O perfil que abordarei trata um tipo de expressão psíquica perversa e
silenciosa que embora sempre tenha existido, talvez encontre na cultura atual
um terreno particularmente fértil, tornando-se mais comum do que poderíamos imaginar.
Esta perversão tem como mote o poder, que hoje é incentivado pelos meios de
comunicação social.
Para iniciar a sua caracterização afirmo desde logo que se trata de uma
violência que se estende ao longo do tempo e não de uma violência pontual, ela
imiscui-se no dia a dia, nos pequemos atos, tendendo assim a passar
despercebida. A própria vítima tem dificuldade em a perceber e mais ainda em a
reconhecer, tornando-se, por isso mesmo, uma cúmplice de uma teia não desejada,
que lentamente lhe vai desmoronar a auto-estima e paz interior, isto acontece
na dominação de um sobre o outro, em relações que tanto podem ser
profissionais, como familiares e até intimas, onde a dependência emocional e/ou
material existe e, onde o agressor nutre o sentimento de ódio pelo outro, mas
simultaneamente sente que não pode sobreviver sem ele, como se o outro fosse a
sua sustentação, recusando neste quadro os desejos e necessidades do outro em
proveito das suas próprias necessidades.
A violência silenciosa que refiro é velada e insidiosa, existe e
mantêm-se por vias indiretas e complexas da relação humana, sendo logo apriori negada e renegada pelo agressor,
que de forma subtil inverte a relação acusando o outro de ser o culpado das
ocorrências que lhe são desagradáveis, compensando através deste poder e
controle sobre o outro, os seus conteúdos psicológicos perturbadores que passam
por uma melancolia e/ou depressão com certo cunho psicótico. A sua maldade
cria-se através de um cálculo imaginário e fantasmático com toques paranóicos
explícitos e uma deformação da apreensão da realidade, uma projecção de
sentimentos defensivos e medos primários sobre as acções dos outros, onde a
falta de confiança interna estrutural é vincadamente inscrita.

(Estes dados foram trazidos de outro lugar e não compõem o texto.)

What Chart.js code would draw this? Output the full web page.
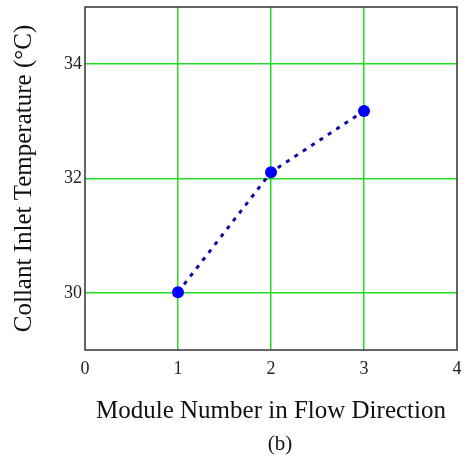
<!DOCTYPE html>
<html>
<head>
<meta charset="utf-8">
<script src="https://cdn.jsdelivr.net/npm/chart.js@4"></script>
<style>
html,body{margin:0;padding:0;background:#fff;}
#wrap{width:467px;height:460px;position:relative;}
</style>
</head>
<body>
<div id="wrap"><canvas id="c" width="467" height="460"></canvas></div>
<script>
const modules = [1, 2, 3];
const inletTemp = [30.01, 32.11, 33.18];
const xTicks = [0, 1, 2, 3, 4];
const yTicks = [30, 32, 34];
const xTitle = 'Module Number in Flow Direction';
const yTitle = 'Collant Inlet Temperature (\u00B0C)';
const caption = '(b)';

const SERIF = '"Liberation Serif", "Times New Roman", serif';

const framePlugin = {
  id: 'frame',
  beforeDatasetsDraw(chart) {
    const {ctx, chartArea: a} = chart;
    ctx.save();
    ctx.strokeStyle = '#333';
    ctx.lineWidth = 1.5;
    ctx.strokeRect(a.left, a.top, a.right - a.left, a.bottom - a.top);
    ctx.restore();
  },
  afterDraw(chart) {
    const {ctx, chartArea: a} = chart;
    ctx.save();
    ctx.fillStyle = '#111';
    ctx.font = '21px ' + SERIF;
    ctx.textAlign = 'center';
    ctx.textBaseline = 'middle';
    ctx.fillText(caption, (a.left + a.right) / 2 + 9, 444);
    ctx.restore();
  }
};

new Chart(document.getElementById('c'), {
  type: 'line',
  data: {
    datasets: [{
      data: modules.map((m, i) => ({x: m, y: inletTemp[i]})),
      borderColor: '#0a0aa0',
      borderWidth: 3,
      borderDash: [4, 6],
      pointRadius: 6,
      pointBackgroundColor: '#0000ff',
      pointBorderColor: '#0000ff',
      pointBorderWidth: 0,
      tension: 0,
      fill: false
    }]
  },
  options: {
    responsive: false,
    animation: false,
    layout: {padding: {top: 7, right: 10, bottom: 30, left: 0}},
    plugins: {legend: {display: false}, tooltip: {enabled: false}},
    scales: {
      x: {
        type: 'linear',
        min: 0, max: 4,
        afterBuildTicks: (ax) => { ax.ticks = xTicks.map(v => ({value: v})); },
        afterFit: (ax) => { ax.height = 80; ax.paddingLeft = 0; ax.paddingRight = 0; },
        grid: {
          color: (c) => (c.tick && (c.tick.value === 0 || c.tick.value === 4)) ? 'rgba(0,0,0,0)' : '#22dd22',
          lineWidth: 1.5,
          drawTicks: false
        },
        border: {display: false},
        ticks: {color: '#222', font: {family: SERIF, size: 18}, padding: 8},
        title: {display: true, text: xTitle, color: '#111', font: {family: SERIF, size: 25}, padding: {top: 16}}
      },
      y: {
        type: 'linear',
        min: 29, max: 35,
        afterBuildTicks: (ax) => { ax.ticks = yTicks.map(v => ({value: v})); },
        afterFit: (ax) => { ax.width = 85; ax.paddingTop = 0; ax.paddingBottom = 0; },
        grid: {color: '#22dd22', lineWidth: 1.5, drawTicks: false},
        border: {display: false},
        ticks: {color: '#222', font: {family: SERIF, size: 18}, padding: 3},
        title: {display: true, text: yTitle, color: '#111', font: {family: SERIF, size: 25}, padding: {top: 9, bottom: 10}}
      }
    }
  },
  plugins: [framePlugin]
});
</script>
</body>
</html>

Este perverso silencioso por dificuldade de defrontar-se com os seus
próprios problemas viverá uma existência insuficiente e superficial que lhe
confirmará um fundo inseguro e fadado ao fracasso, que procura a todo o custo
esconder dos outros e de si mesmo. Remetido à sua fraca integração, às suas
falhas, ao seu sentimento de menos valia, que tanto ameaça o seu silêncio, à
revolta que o faz odiar o mundo e duvidar da bondade alheia, à dificuldade de amar
a vida e o outro, sobretudo em amar aqueles que o amam, acreditando, enfim, que
só pode sobreviver dominando, manipulado e escondendo. Os seus ataques são
crescentes quando se sente acusado, quando perde o domínio sobre o outro e vê
ameaçada a situação que o favorece. Ou seja, o ataque é de fato uma defesa
contra a possibilidade de a vítima insurgir-se contra a sua “vampirização”,
contra o seu controle e manipulação, contra a situação por ele lentamente
criada que favorece a dominação em que se sente seguro.

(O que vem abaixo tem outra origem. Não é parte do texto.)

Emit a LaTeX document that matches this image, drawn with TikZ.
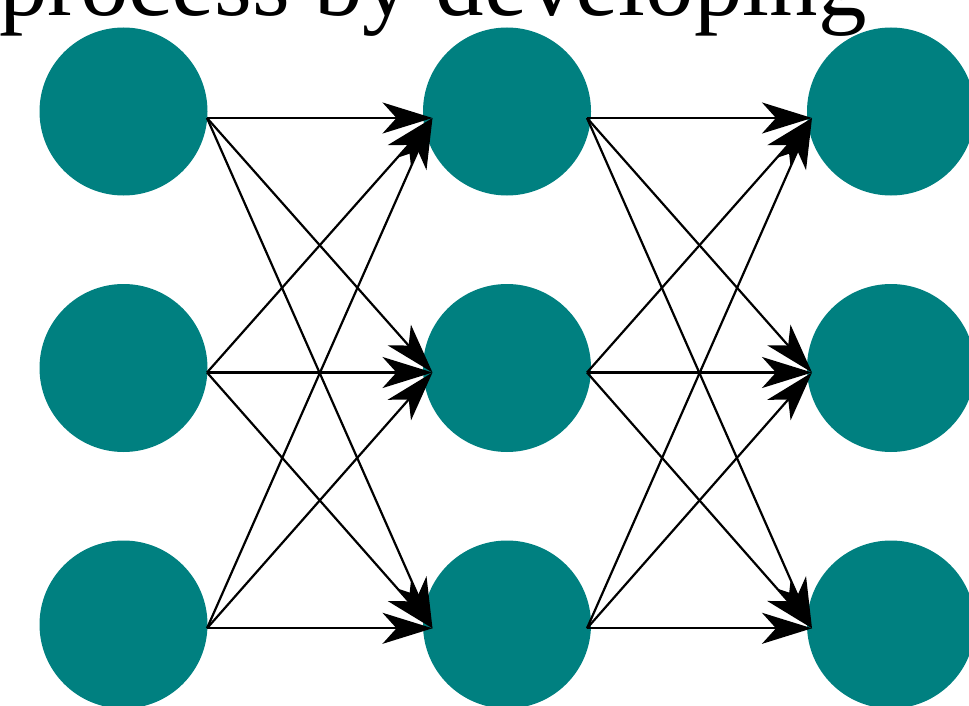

Mas, o mais grave destas situações é que o agressor atua
inconscientemente, acreditando que as suas construções paranóicas de ataque ao
outro são vindas de um sentimento e são, absolutamente, imprescindíveis para a
sua sobrevivência, vindo-lhe, por isso, à consciência de que o outro merece os
seus ataques, silenciosos e precisa estar sob controlo e sob o seu domínio,
pois caso contrário esse outro ameaçá-lo-á na sua continuidade. Quase que
poderei arriscar dizendo que, este tipo de agressor tem pavor de enfrentar-se a
si mesmo, medo devido ao reflexo do vazio, à ausência de integração, à falsa imagem
ou melhor à inexistência de amor na sua vida primária, aquela onde cuidadores,
progenitores e pais inscrevem a sua expressão. Mas, isto não pode justificar as
ações de uso e apropriação do outro para fazer frente à sua própria
fragilidade, encarando-a como se de uma questão de sobrevivência se tratasse,
em que o ataque silencioso vem em sua legitima defesa.

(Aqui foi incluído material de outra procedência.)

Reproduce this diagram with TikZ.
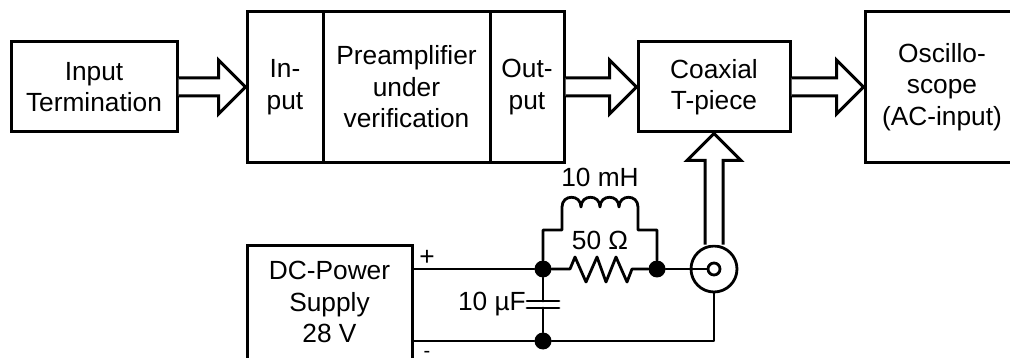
\documentclass[tikz,border=0pt]{standalone}
\usepackage{fontspec}
\setmainfont{Liberation Sans}
\usetikzlibrary{calc}
\tikzset{
  x=1pt,y=-1pt,
  wire/.style={line width=2.8pt,line cap=round,line join=round},
  blockbox/.style={draw,line width=3pt,rectangle,inner sep=0pt,align=center,font=\fontsize{26.3}{31.5}\selectfont,line join=miter},
  lbl/.style={inner sep=0pt,font=\fontsize{26.3}{30}\selectfont},
  junction/.style={circle,fill=black,inner sep=0pt,minimum size=17pt},
  hblock/.style={draw,fill=white,line width=3pt,line join=miter,to path={
    ($(\tikztostart)+(0,-9)$) -- ($(\tikztotarget)+(-27,-9)$) -- ($(\tikztotarget)+(-27,-27)$) -- (\tikztotarget)
    -- ($(\tikztotarget)+(-27,27)$) -- ($(\tikztotarget)+(-27,9)$) -- ($(\tikztostart)+(0,9)$)}},
  vblock/.style={draw,fill=white,line width=3pt,line join=miter,to path={
    ($(\tikztostart)+(-9,0)$) -- ($(\tikztotarget)+(-9,27)$) -- ($(\tikztotarget)+(-27,27)$) -- (\tikztotarget)
    -- ($(\tikztotarget)+(27,27)$) -- ($(\tikztotarget)+(9,27)$) -- ($(\tikztostart)+(9,0)$)}},
}
\begin{document}
\begin{tikzpicture}
\clip (0,0) rectangle (1010,358);
\fill[white] (0,0) rectangle (1010,358);
% boxes
\node[blockbox,minimum width=166pt,minimum height=90pt] (term) at (94,87) {Input\\Termination};
\node[blockbox,minimum width=76pt,minimum height=151pt] (inp) at (285,87) {In-\\put};
\node[blockbox,minimum width=167pt,minimum height=151pt] (pre) at (406.5,87) {Preamplifier\\under\\verification};
\node[blockbox,minimum width=74pt,minimum height=151pt] (out) at (527,87) {Out-\\put};
\node[blockbox,minimum width=152pt,minimum height=90pt] (tee) at (714,87) {Coaxial\\T-piece};
\node[blockbox,minimum width=154pt,minimum height=151pt] (osc) at (942,87) {Oscillo-\\scope\\(AC-input)};
\node[blockbox,minimum width=165pt,minimum height=118pt] (dc) at (329.5,305) {};
\node[blockbox,draw=none] (dcText) at (329.5,302) {DC-Power\\Supply\\28 V};
% block arrows
\draw[hblock] (term.east) to (inp.west);
\draw[hblock] (out.east) to (tee.west);
\draw[hblock] (tee.east) to (osc.west);
% circuit nodes
\node[junction] (j1) at (543,269) {};
\node[junction] (j2) at (657,269) {};
\node[junction] (j3) at (543,341) {};
\node[circle,draw,fill=white,line width=2.8pt,minimum size=46pt,inner sep=0pt] (coax) at (714,269) {};
\draw[vblock] (coax.north) to (tee.south);
\coordinate (capA) at (543,301);
\coordinate (capB) at (543,308);
\coordinate (resA) at (570,269);
\coordinate (resB) at (632,269);
\coordinate (indA) at (562,207);
\coordinate (indB) at (638,207);
% wires
\draw[wire] (j1 -| dc.east) -- (j1);
\draw[wire] (j3 -| dc.east) -- (j3);
\draw[wire] (j3) -- (coax.south |- j3) -- (coax.south);
\draw[wire] (j1) -- (capA);
\draw[wire] (capB) -- (j3);
\draw[wire] ($(capA)+(-16,0)$) -- ($(capA)+(16,0)$);
\draw[wire] ($(capB)+(-16,0)$) -- ($(capB)+(16,0)$);
\draw[wire] (j1) -- (resA) -- ++(5,-12) -- ++(11,25) -- ++(11,-25) -- ++(9,25) -- ++(10,-25) -- ++(11,25) -- (resB) -- (j2);
\draw[wire] (j1) -- (j1 |- 0,230) -- (indA |- 0,230) -- (indA)
  .. controls +(0,-13) and +(0,-13) .. ++(19,0)
  .. controls +(0,-13) and +(0,-13) .. ++(19,0)
  .. controls +(0,-13) and +(0,-13) .. ++(19,0)
  .. controls +(0,-13) and +(0,-13) .. (indB)
  -- (indB |- 0,230) -- (j2 |- 0,230) -- (j2);
\node[circle,draw,fill=white,line width=2.8pt,minimum size=12pt,inner sep=0pt] (pin) at (coax.center) {};
\draw[wire] (j2) -- (pin.west);
% labels
\node[lbl] (lblL) at (600,177) {10 mH};
\node[lbl] (lblR) at (600,240) {50 Ω};
\node[lbl,anchor=east] (lblC) at (526,304) {10 µF};
\node[lbl] (lblP) at (427,258) {+};
\node[inner sep=0pt,anchor=base,font=\fontsize{20}{20}\selectfont] (lblM) at (427,357.5) {-};
\end{tikzpicture}
\end{document}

Em suma o que este tipo de agressor não pode fazer é projetar no outro o
que de ruim ele sente em si próprio, destruindo, como se estivesse a destruir-se
a si mesmo ou a controlar os seus próprios fantasmas, passando a viver da
vitalidade do outro, isto porque nem a vitalidade que retira ao outro passa a
ser sua, nem as suas dificuldades findam ou modificam.